The MyS mountain boot one of the toughest anywhere |
But for really heavy-duty weather—heavy winter rain, mud, snow—and terrain (the mountainous outback of Patagonia ), I rely on the most traditional name in Argentine, handmade, outdoor footwear: Marasco y Speziale. The mountain high-tops and hiking boots that this small craftwork factory turns out are the Willys Jeep of footwear: "virtually indestructible". Real four by four power for your feet. They are simple, unlined, heavy as flatirons, tough as whet-leather and hard as a rock. But once you’ve broken them in, nothing in the world gives more support to your feet and ankles in rugged terrain. These are the boots you want to have on if you are about to go, literally, where no man has tread before.

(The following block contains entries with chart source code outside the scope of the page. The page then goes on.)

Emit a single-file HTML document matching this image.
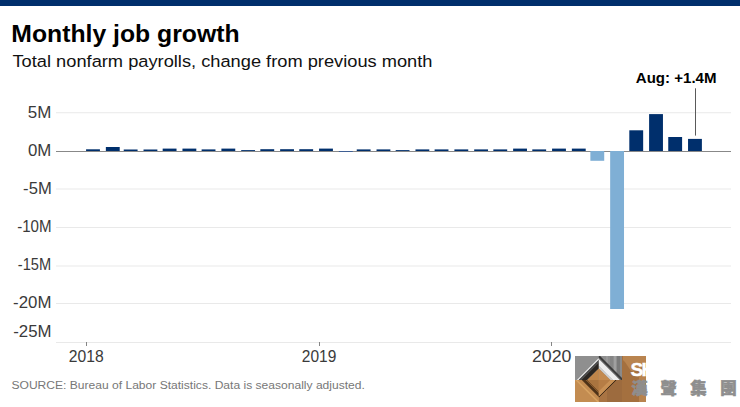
<!DOCTYPE html>
<html><head><meta charset="utf-8"><style>
html,body{margin:0;padding:0;background:#fff;}
body{width:740px;height:407px;overflow:hidden;position:relative;}
svg{position:absolute;left:0;top:0;}
.ax{font-family:"Liberation Sans",Arial,sans-serif;font-size:15.6px;fill:#3a3a3a;}
.ttl{font-family:"Liberation Sans",Arial,sans-serif;font-weight:bold;font-size:24px;fill:#000;}
.sub{font-family:"Liberation Sans",Arial,sans-serif;font-size:17.4px;fill:#111;}
.src{font-family:"Liberation Sans",Arial,sans-serif;font-size:11.7px;fill:#777;}
.ann{font-family:"Liberation Sans",Arial,sans-serif;font-weight:bold;font-size:14.2px;fill:#000;}
.cn{font-family:"Liberation Sans","Noto Sans CJK TC",sans-serif;font-weight:900;font-size:16.4px;fill:#8e8e8e;stroke:#8e8e8e;stroke-width:0.6px;}
</style></head><body>
<svg width="740" height="407" viewBox="0 0 740 407">
<rect x="0" y="0" width="740" height="6" fill="#002f6c"/>
<line x1="56" x2="731" y1="112.75" y2="112.75" stroke="#e9e9e9" stroke-width="1"/>
<line x1="56" x2="731" y1="189.0" y2="189.0" stroke="#e9e9e9" stroke-width="1"/>
<line x1="56" x2="731" y1="227.5" y2="227.5" stroke="#e9e9e9" stroke-width="1"/>
<line x1="56" x2="731" y1="266.0" y2="266.0" stroke="#e9e9e9" stroke-width="1"/>
<line x1="56" x2="731" y1="303.5" y2="303.5" stroke="#e9e9e9" stroke-width="1"/>
<line x1="56" x2="731" y1="342.5" y2="342.5" stroke="#e9e9e9" stroke-width="1"/>
<line x1="56" x2="731" y1="151.5" y2="151.5" stroke="#888" stroke-width="1"/>
<rect x="86.07" y="149.30" width="13.85" height="1.70" fill="#002f6c"/>
<rect x="105.86" y="147.00" width="13.85" height="4.00" fill="#002f6c"/>
<rect x="123.73" y="149.50" width="13.85" height="1.50" fill="#002f6c"/>
<rect x="143.52" y="149.50" width="13.85" height="1.50" fill="#002f6c"/>
<rect x="162.67" y="148.60" width="13.85" height="2.40" fill="#002f6c"/>
<rect x="182.46" y="148.60" width="13.85" height="2.40" fill="#002f6c"/>
<rect x="201.61" y="149.40" width="13.85" height="1.60" fill="#002f6c"/>
<rect x="221.40" y="148.60" width="13.85" height="2.40" fill="#002f6c"/>
<rect x="241.19" y="150.10" width="13.85" height="0.90" fill="#002f6c"/>
<rect x="260.34" y="149.20" width="13.85" height="1.80" fill="#002f6c"/>
<rect x="280.13" y="149.20" width="13.85" height="1.80" fill="#002f6c"/>
<rect x="299.28" y="149.20" width="13.85" height="1.80" fill="#002f6c"/>
<rect x="319.07" y="148.60" width="13.85" height="2.40" fill="#002f6c"/>
<rect x="338.86" y="151" width="13.85" height="1" fill="#3f5f93"/>
<rect x="356.73" y="149.40" width="13.85" height="1.60" fill="#002f6c"/>
<rect x="376.52" y="149.40" width="13.85" height="1.60" fill="#002f6c"/>
<rect x="395.67" y="150.10" width="13.85" height="0.90" fill="#002f6c"/>
<rect x="415.46" y="149.40" width="13.85" height="1.60" fill="#002f6c"/>
<rect x="434.61" y="149.40" width="13.85" height="1.60" fill="#002f6c"/>
<rect x="454.40" y="149.40" width="13.85" height="1.60" fill="#002f6c"/>
<rect x="474.19" y="149.40" width="13.85" height="1.60" fill="#002f6c"/>
<rect x="493.34" y="149.40" width="13.85" height="1.60" fill="#002f6c"/>
<rect x="513.13" y="148.60" width="13.85" height="2.40" fill="#002f6c"/>
<rect x="532.28" y="149.40" width="13.85" height="1.60" fill="#002f6c"/>
<rect x="552.07" y="148.60" width="13.85" height="2.40" fill="#002f6c"/>
<rect x="571.86" y="148.60" width="13.85" height="2.40" fill="#002f6c"/>
<rect x="590.37" y="151.00" width="13.85" height="9.80" fill="#7fafd5"/>
<rect x="610.16" y="151.00" width="13.85" height="158.00" fill="#7fafd5"/>
<rect x="629.31" y="130.30" width="13.85" height="20.70" fill="#002f6c"/>
<rect x="649.10" y="114.10" width="13.85" height="36.90" fill="#002f6c"/>
<rect x="668.25" y="137.00" width="13.85" height="14.00" fill="#002f6c"/>
<rect x="688.04" y="138.90" width="13.85" height="12.10" fill="#002f6c"/>
<line x1="86.5" x2="86.5" y1="342" y2="346" stroke="#858585" stroke-width="1"/>
<line x1="319.5" x2="319.5" y1="342" y2="346" stroke="#858585" stroke-width="1"/>
<line x1="551.5" x2="551.5" y1="342" y2="346" stroke="#858585" stroke-width="1"/>
<line x1="695.5" x2="695.5" y1="88.3" y2="135.6" stroke="#5a5a5a" stroke-width="1"/>
<text id="title" x="11.30" y="41.80" class="ttl" textLength="228.25" lengthAdjust="spacingAndGlyphs">Monthly job growth</text>
<text id="sub" x="12.50" y="67.20" class="sub" textLength="419.98" lengthAdjust="spacingAndGlyphs">Total nonfarm payrolls, change from previous month</text>
<text id="ann" x="635.81" y="83.30" class="ann" textLength="80.70" lengthAdjust="spacingAndGlyphs">Aug: +1.4M</text>
<text id="src" x="11.48" y="389.10" class="src" textLength="353.39" lengthAdjust="spacingAndGlyphs">SOURCE: Bureau of Labor Statistics. Data is seasonally adjusted.</text>
<text id="y5" x="27.88" y="117.60" class="ax" textLength="23.56" lengthAdjust="spacingAndGlyphs">5M</text>
<text id="y0" x="27.93" y="156.20" class="ax" textLength="23.37" lengthAdjust="spacingAndGlyphs">0M</text>
<text id="ym5" x="23.13" y="193.80" class="ax" textLength="28.60" lengthAdjust="spacingAndGlyphs">-5M</text>
<text id="ym10" x="17.19" y="231.90" class="ax" textLength="34.38" lengthAdjust="spacingAndGlyphs">-10M</text>
<text id="ym15" x="17.83" y="270.40" class="ax" textLength="33.32" lengthAdjust="spacingAndGlyphs">-15M</text>
<text id="ym20" x="13.08" y="308.30" class="ax" textLength="38.31" lengthAdjust="spacingAndGlyphs">-20M</text>
<text id="ym25" x="13.23" y="336.50" class="ax" textLength="38.34" lengthAdjust="spacingAndGlyphs">-25M</text>
<text id="x2018" x="68.83" y="362.00" class="ax" textLength="34.90" lengthAdjust="spacingAndGlyphs">2018</text>
<text id="x2019" x="301.85" y="362.00" class="ax" textLength="34.46" lengthAdjust="spacingAndGlyphs">2019</text>
<text id="x2020" x="531.92" y="362.00" class="ax" textLength="39.56" lengthAdjust="spacingAndGlyphs">2020</text>
<svg id="logo" x="575" y="356" width="71" height="46" viewBox="575 356 71 46" overflow="hidden">
<rect x="575" y="356" width="71" height="46" fill="#a4703f"/>
<polygon points="623,356 646,356 646,363 638,371 631,371 625,362 623,360" fill="#b9844f"/>
<rect x="639" y="375" width="7" height="27" fill="#b8834e"/>
<rect x="575" y="356" width="47" height="24" fill="#8f8f8f"/>
<rect x="606" y="356" width="2" height="24" fill="#9a9a9a"/>
<rect x="610" y="356" width="3" height="24" fill="#858585"/>
<rect x="614" y="356" width="2" height="24" fill="#a0a0a0"/>
<rect x="617" y="356" width="3" height="24" fill="#7a7a7a"/>
<rect x="620" y="356" width="2" height="24" fill="#8a8a8a"/>
<rect x="575" y="380" width="47" height="22" fill="#c38c51"/>
<rect x="599" y="380" width="23" height="22" fill="#a97443"/>
<rect x="607" y="380" width="15" height="22" fill="#9d6b3e"/>
<clipPath id="dclip"><rect x="575" y="356" width="47" height="46"/></clipPath><g clip-path="url(#dclip)">
<polygon points="576.90,380.00 598.80,358.10 598.80,359.80 578.60,380.00" fill="#f2f2f2"/>
<polygon points="578.60,380.00 598.80,359.80 598.80,362.50 581.30,380.00" fill="#4a4a4a"/>
<polygon points="581.30,380.00 598.80,362.50 598.80,368.40 587.20,380.00" fill="#2a2622"/>
<polygon points="624.10,380.00 598.80,354.70 598.80,357.50 621.30,380.00" fill="#3a3a3a"/>
<polygon points="621.30,380.00 598.80,357.50 598.80,359.00 619.80,380.00" fill="#5c5c5c"/>
<polygon points="619.80,380.00 598.80,359.00 598.80,366.00 612.80,380.00" fill="#eeeeee"/>
<polygon points="612.80,380.00 598.80,366.00 598.80,368.40 610.40,380.00" fill="#cfcfcf"/>
<polygon points="575.30,380.00 598.80,403.50 598.80,401.50 577.30,380.00" fill="#d9a463"/>
<polygon points="581.80,380.00 598.80,397.00 598.80,393.00 585.80,380.00" fill="#4e3218"/>
<polygon points="585.80,380.00 598.80,393.00 598.80,391.00 587.80,380.00" fill="#7a5027"/>
<polygon points="616.40,380.00 598.80,397.60 598.80,396.50 615.30,380.00" fill="#1c130b"/>
<polygon points="615.30,380.00 598.80,396.50 598.80,391.00 609.80,380.00" fill="#c99155"/>
<polygon points="587.20,380.00 598.80,368.40 598.80,380.00 598.80,380.00" fill="#bf8549"/>
<polygon points="610.40,380.00 598.80,368.40 598.80,380.00 598.80,380.00" fill="#c48a4e"/>
<polygon points="587.80,380.00 598.80,391.00 598.80,380.00 598.80,380.00" fill="#a9743f"/>
<polygon points="609.80,380.00 598.80,391.00 598.80,380.00 598.80,380.00" fill="#b67d45"/>
</g>
<text x="630.6" y="375.7" style="font-family:'Liberation Sans',sans-serif;font-weight:bold;font-size:19px;fill:#fff;letter-spacing:-1.8px" stroke="#fff" stroke-width="0.4">SH</text>
</svg>
<text id="c1" x="631.2" y="394.2" class="cn">漢</text>
<text id="c2" x="660.5" y="394.2" class="cn">聲</text>
<text id="c3" x="690.3" y="394.2" class="cn">集</text>
<text id="c4" x="720.2" y="394.2" class="cn">團</text>

</svg>
</body></html>
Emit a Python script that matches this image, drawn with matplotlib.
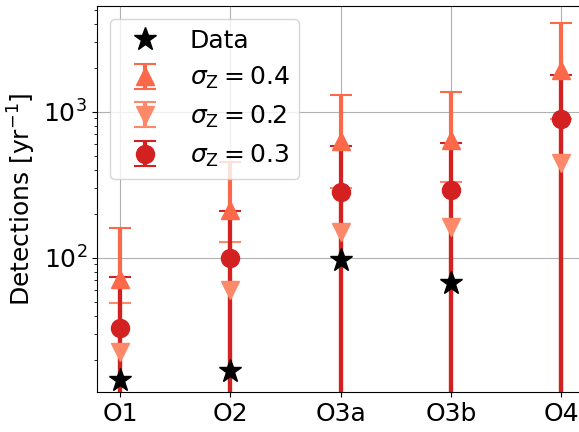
import numpy as np
import matplotlib
matplotlib.use("Agg")
import matplotlib.pyplot as plt

runs = ["O1", "O2", "O3a", "O3b", "O4"]

# observed detections per year (none yet for O4)
data_runs = ["O1", "O2", "O3a", "O3b"]
data = [14.6, 16.6, 97, 67]

# model predictions and upper end of the error bar
s04 = [71, 213, 632, 640, 1940]
s04_hi = [160, 455, 1306, 1370, 4075]
s02 = [22.7, 60, 151, 163, 447]
s02_hi = [49, 127, 300, 332, 895]
s03 = [33, 100, 283, 292, 895]
s03_hi = [74, 210, 585, 613, 1790]

plt.rcParams["font.size"] = 18

fig = plt.figure(figsize=(5.79, 4.32), dpi=100)
# right spine falls just outside the saved image, like the reference
ax = fig.add_axes([97 / 579, 40 / 432, 492 / 579, 386 / 432])

x = np.arange(len(runs))
xd = np.arange(len(data_runs))

ax.plot(xd, data, "*", color="k", ms=17, label="Data", zorder=5)

series = [
    (s04, s04_hi, "^", plt.cm.Reds(0.5), r"$\sigma_{\rm Z} = 0.4$"),
    (s02, s02_hi, "v", plt.cm.Reds(0.4), r"$\sigma_{\rm Z} = 0.2$"),
    (s03, s03_hi, "o", plt.cm.Reds(0.72), r"$\sigma_{\rm Z} = 0.3$"),
]
for vals, hi, mk, col, lab in series:
    vals = np.array(vals)
    err = np.array(hi) - vals
    ax.errorbar(x, vals, yerr=err, fmt=mk, color=col, ms=13,
                elinewidth=3, capsize=8, capthick=1.5, label=lab)

ax.set_yscale("log")
ax.set_ylim(12, 5300)
ax.set_xlim(-0.21, 4.25)
ax.set_xticks(x)
ax.set_xticklabels(runs)
ax.set_ylabel(r"Detections [yr$^{-1}$]")
ax.grid(True)
ax.set_axisbelow(True)
ax.legend(loc="upper left")

fig.savefig("out.png", dpi=100)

Marasco y Speziale hikers - virtually indestructible |
When I last bought a pair of Marasco y Speziale, I got them from the hands of Marasco himself. He was sitting by himself in the modest showroom of his shop in midtown Buenos Aires, a gruff octogenarian who sized me up before deciding whether he would wait on me or let someone else do it, but who quickly fell into conversation with me when I told him that I administrated 70 acres of woodland in Río Negro and was an admirer of his work. My wife, I told him, was still wearing a pair of MyS hiking boots that I had bought her for Christmas fifteen years before .
He eagerly launched into his own story. He had, he told me, been highly active in the inauguration of the ski resort on Mount Catedral, near my home, decades before and had been providing footwear to mountaineers in the region since 1945. Not only that, for years, he had frequented the Andean-Patagonian region where I live, having hiked and skied and generally enjoyed the beautiful landscape of the region every chance he got for many years.
We ended up talking for a good forty-five minutes or an hour. I was fascinated by his story and he was only too glad to recall the good old days, before the second and third generations in the family firm had started moving MyS more toward lighter outdoor wear and ski gear. He gave me to understand that he could still keep them making the old standard boots because he himself still sat at his cobbler’s bench and hand-crafted them. He had been the one to pass on the trade to his children and their children. But in the future, who knew?
I ended up buying a new pair of hiking boots for my wife and another pair for myself. When the old gent wrapped them up and handed them to me, I couldn’t help but feel honored to be receiving the items from the very hands of one of the two men who had first created Marasco y Speziale boots, some of the best and toughest footwear the world has ever known.